Genetic Polymorphism As A Diagnostic Predictor For NSCLC Patients

Genetic Polymorphism As A Diagnostic Predictor For NSCLC Patients

shutterstock_202916584A team of researchers from Renmin Hospital, Wuhan University, China, has evaluated the potential of using the GNAS1 T393C polymorphism as a prognostic tool in advanced non-small cell lung cancer (NSCLC).

The study, titled “TT genotype of GNAS1 T393C polymorphism predicts better outcome of advanced non-small cell lung cancer patients” was published in The World Journal of Gastrointestinal Oncology.

There is a need to characterize an increased number of reliable and accurate molecular biomarkers that can diagnose aggressive lung cancer phenotypes, allowing the creation of individual personalized therapies with a higher rate of success.

There have been studies that support the idea biomarkers could aid in patient categorization depending on their particular genetic profile. However, this has not yet seen a practical outcome since there is no standard procedure to immunohistochemically detect such biomarkers.

Single nucleotide polymorphisms (SNPs), such as GNAS1 T393C, appear as viable prognostic markers since they can be easily assessed through patient’s blood. SNPs consists of a DNA sequence variation that occurs within a population, in which a single nucleotide -A, T, C or G – in the genome is different between the members of a biological species or paired chromosomes.

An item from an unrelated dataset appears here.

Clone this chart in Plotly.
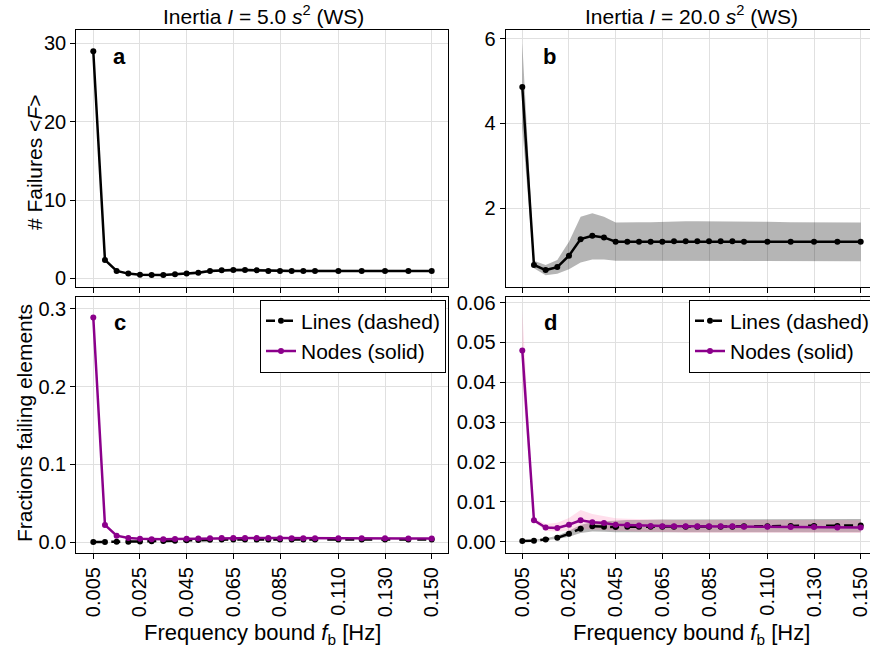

Studies have suggested a link between the T393C polymorphism and prognosis in several types of cancer, including breast carcinoma, squamous cell carcinoma of the larynx, bladder cancer, cholangiocarcinoma, colorectal cancer and clear cell renal carcinoma.

In this study, researchers genotyped peripheral blood samples from patients diagnosed with advanced NSCLC (before treatment) and assessed the potential of the T393C SNP as a predictive factor for survival for these patients.

The results demonstrated that, concerning the T393C SNP, 40% of patients displayed a TT genotype, 31% a CT genotype and 29% a CC genotype.

These different genotypes were associated with different survival rates, as the median survival of TT genotype carriers was longer than CT or CC genotype carriers. Furthermore, a TT genotype was a predictor of a better overall survival when compared with a CT or CC genotype.

Based on these results, the authors conclude that the GNAS1 T393C genetic polymorphism can have an influence in advanced NSCLC patients, correlating with a worse prognosis for C allele carriers.

“It should be emphasized that in this study, we only investigated a small population of patients. Although our study indicated that genetic host factors play a role in tumor progression, which was consistent with the previously published data, further independent studies of large cohorts are necessary to confirm the reliability of our findings. Furthermore, the molecular mechanisms underlying the significance of the GNAS1 T393C genotype associated with potentially surrogate SNPs remain to be explored”, the authors state in their study.